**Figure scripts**
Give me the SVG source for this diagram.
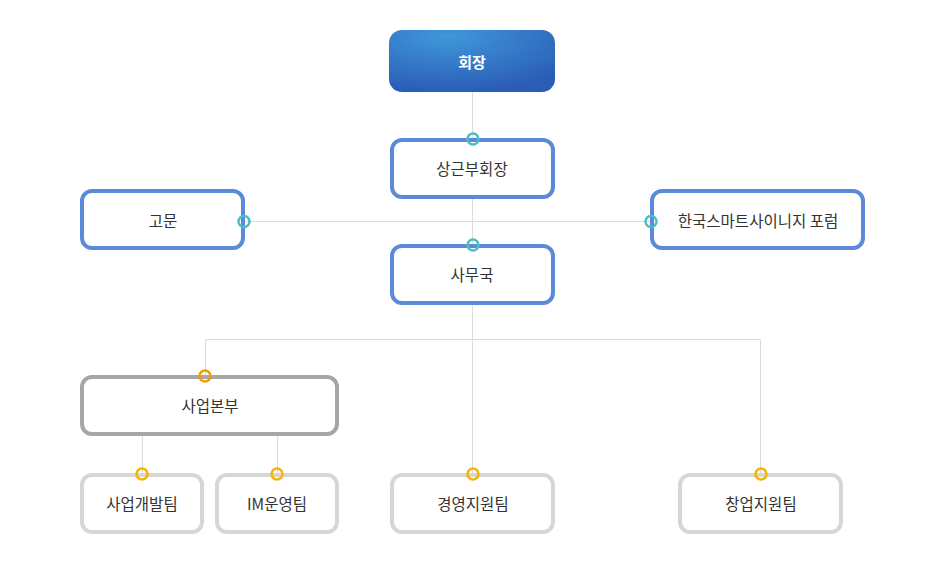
<svg xmlns="http://www.w3.org/2000/svg" width="944" height="561" viewBox="0 0 944 561">
<style>
text{font-family:"Noto Sans CJK KR","Noto Sans",sans-serif;font-size:15.5px;fill:#333;text-anchor:middle;dominant-baseline:central}
.blue{fill:#fff;stroke:#5b8ad9;stroke-width:4}
.gray{fill:#fff;stroke:#a3a6ab;stroke-width:4}
.light{fill:#fff;stroke:#d6d6d6;stroke-width:4}
.line{stroke:#dcdcdc;stroke-width:1;fill:none}
.teal{fill:none;stroke:#4dbdc4;stroke-width:2.5}
.orange{fill:none;stroke:#f39c00;stroke-width:2.5}
.yellow{fill:none;stroke:#f5b400;stroke-width:2.5}
</style>
<defs>
<radialGradient id="g1" cx="0.35" cy="0.1" r="0.9">
<stop offset="0" stop-color="#3f97da"/>
<stop offset="1" stop-color="#2b5db6"/>
</radialGradient>
</defs>
<g id="connectors">
<path class="line" d="M472.5 92V474M244 221.5H651M205.5 376V339.5H760.5V474M142.5 435V474M277.5 435V474"/>
</g>
<g id="n-chair"><rect x="389" y="30" width="166" height="62" rx="13" fill="url(#g1)"/><text x="472" y="61" style="fill:#fff;font-weight:bold;font-size:15px">회장</text></g>
<g id="n-vice"><rect class="blue" x="392" y="140" width="161" height="57" rx="10"/><text x="472" y="168">상근부회장</text><circle class="teal" cx="473" cy="139" r="5.5"/></g>
<g id="n-advisor"><rect class="blue" x="82" y="191" width="161" height="57" rx="10"/><text x="163" y="220">고문</text><circle class="teal" cx="244" cy="221.5" r="5.5"/></g>
<g id="n-forum"><rect class="blue" x="652" y="191" width="211" height="57" rx="10"/><text x="758" y="220">한국스마트사이니지 포럼</text><circle class="teal" cx="651" cy="221.5" r="5.5"/></g>
<g id="n-office"><rect class="blue" x="392" y="246" width="161" height="57" rx="10"/><text x="472" y="274">사무국</text><circle class="teal" cx="473" cy="245" r="5.5"/></g>
<g id="n-biz"><rect class="gray" x="82" y="377" width="255" height="57" rx="10"/><text x="210" y="405">사업본부</text><circle class="orange" cx="205" cy="376" r="5.5"/></g>
<g id="n-dev"><rect class="light" x="82" y="475" width="120" height="57" rx="10"/><text x="142" y="503">사업개발팀</text><circle class="yellow" cx="142" cy="474" r="5.5"/></g>
<g id="n-im"><rect class="light" x="217" y="475" width="120" height="57" rx="10"/><text x="277" y="503">IM운영팀</text><circle class="yellow" cx="277" cy="474" r="5.5"/></g>
<g id="n-mgmt"><rect class="light" x="392" y="475" width="161" height="57" rx="10"/><text x="473" y="503">경영지원팀</text><circle class="yellow" cx="473" cy="474" r="5.5"/></g>
<g id="n-startup"><rect class="light" x="680" y="475" width="161" height="57" rx="10"/><text x="761" y="503">창업지원팀</text><circle class="yellow" cx="761" cy="474" r="5.5"/></g>
</svg>
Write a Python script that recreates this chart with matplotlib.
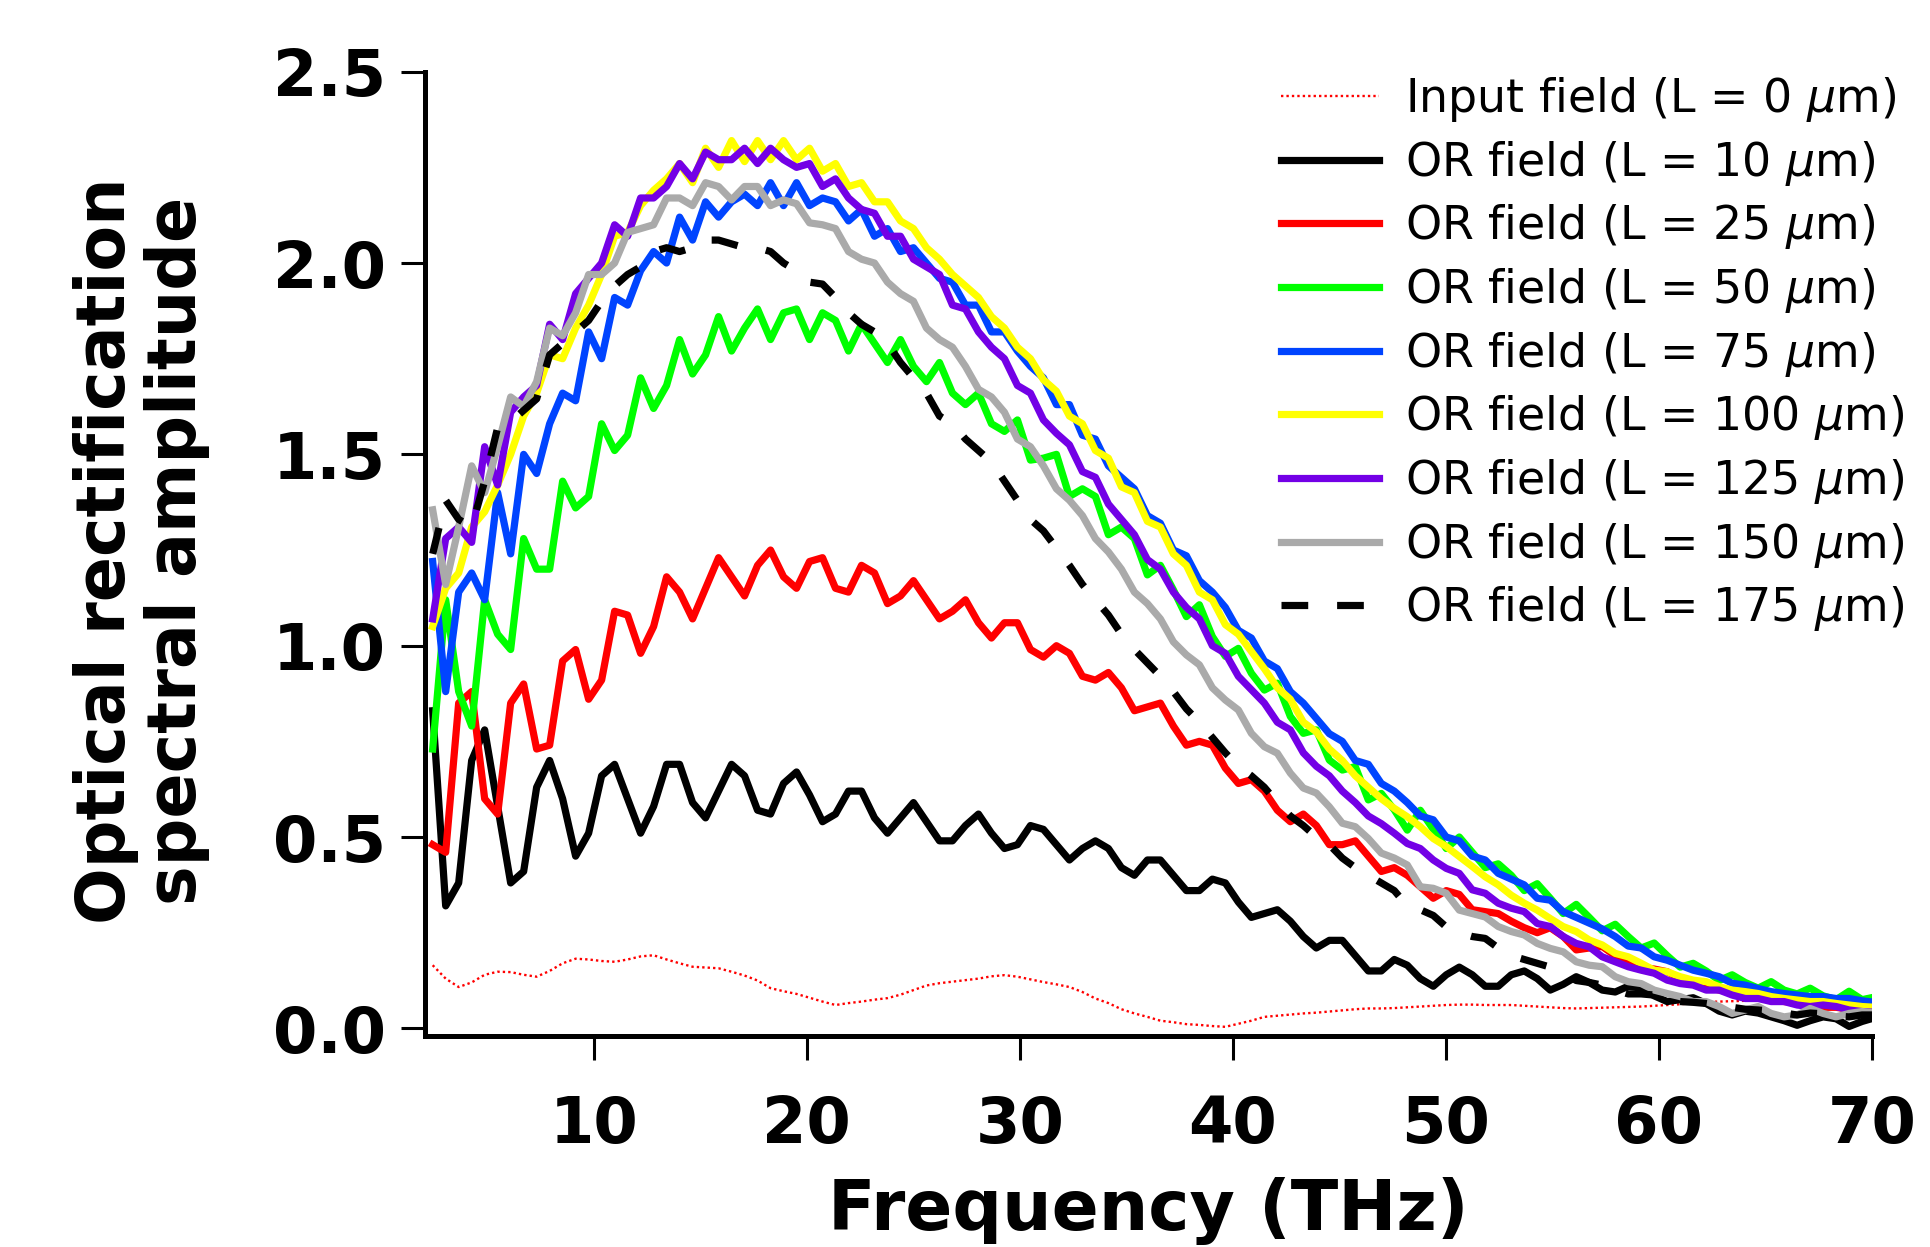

**Instruction**
All records should be output exactly, with the pictures left out.

**Written response**
Give me the SVG source for this diagram.
<svg xmlns="http://www.w3.org/2000/svg" width="944" height="561" viewBox="0 0 944 561">
<style>
text{font-family:"Noto Sans CJK KR","Noto Sans",sans-serif;font-size:15.5px;fill:#333;text-anchor:middle;dominant-baseline:central}
.blue{fill:#fff;stroke:#5b8ad9;stroke-width:4}
.gray{fill:#fff;stroke:#a3a6ab;stroke-width:4}
.light{fill:#fff;stroke:#d6d6d6;stroke-width:4}
.line{stroke:#dcdcdc;stroke-width:1;fill:none}
.teal{fill:none;stroke:#4dbdc4;stroke-width:2.5}
.orange{fill:none;stroke:#f39c00;stroke-width:2.5}
.yellow{fill:none;stroke:#f5b400;stroke-width:2.5}
</style>
<defs>
<radialGradient id="g1" cx="0.35" cy="0.1" r="0.9">
<stop offset="0" stop-color="#3f97da"/>
<stop offset="1" stop-color="#2b5db6"/>
</radialGradient>
</defs>
<g id="connectors">
<path class="line" d="M472.5 92V474M244 221.5H651M205.5 376V339.5H760.5V474M142.5 435V474M277.5 435V474"/>
</g>
<g id="n-chair"><rect x="389" y="30" width="166" height="62" rx="13" fill="url(#g1)"/><text x="472" y="61" style="fill:#fff;font-weight:bold;font-size:15px">회장</text></g>
<g id="n-vice"><rect class="blue" x="392" y="140" width="161" height="57" rx="10"/><text x="472" y="168">상근부회장</text><circle class="teal" cx="473" cy="139" r="5.5"/></g>
<g id="n-advisor"><rect class="blue" x="82" y="191" width="161" height="57" rx="10"/><text x="163" y="220">고문</text><circle class="teal" cx="244" cy="221.5" r="5.5"/></g>
<g id="n-forum"><rect class="blue" x="652" y="191" width="211" height="57" rx="10"/><text x="758" y="220">한국스마트사이니지 포럼</text><circle class="teal" cx="651" cy="221.5" r="5.5"/></g>
<g id="n-office"><rect class="blue" x="392" y="246" width="161" height="57" rx="10"/><text x="472" y="274">사무국</text><circle class="teal" cx="473" cy="245" r="5.5"/></g>
<g id="n-biz"><rect class="gray" x="82" y="377" width="255" height="57" rx="10"/><text x="210" y="405">사업본부</text><circle class="orange" cx="205" cy="376" r="5.5"/></g>
<g id="n-dev"><rect class="light" x="82" y="475" width="120" height="57" rx="10"/><text x="142" y="503">사업개발팀</text><circle class="yellow" cx="142" cy="474" r="5.5"/></g>
<g id="n-im"><rect class="light" x="217" y="475" width="120" height="57" rx="10"/><text x="277" y="503">IM운영팀</text><circle class="yellow" cx="277" cy="474" r="5.5"/></g>
<g id="n-mgmt"><rect class="light" x="392" y="475" width="161" height="57" rx="10"/><text x="473" y="503">경영지원팀</text><circle class="yellow" cx="473" cy="474" r="5.5"/></g>
<g id="n-startup"><rect class="light" x="680" y="475" width="161" height="57" rx="10"/><text x="761" y="503">창업지원팀</text><circle class="yellow" cx="761" cy="474" r="5.5"/></g>
</svg>
Write a Python script that recreates this chart with matplotlib.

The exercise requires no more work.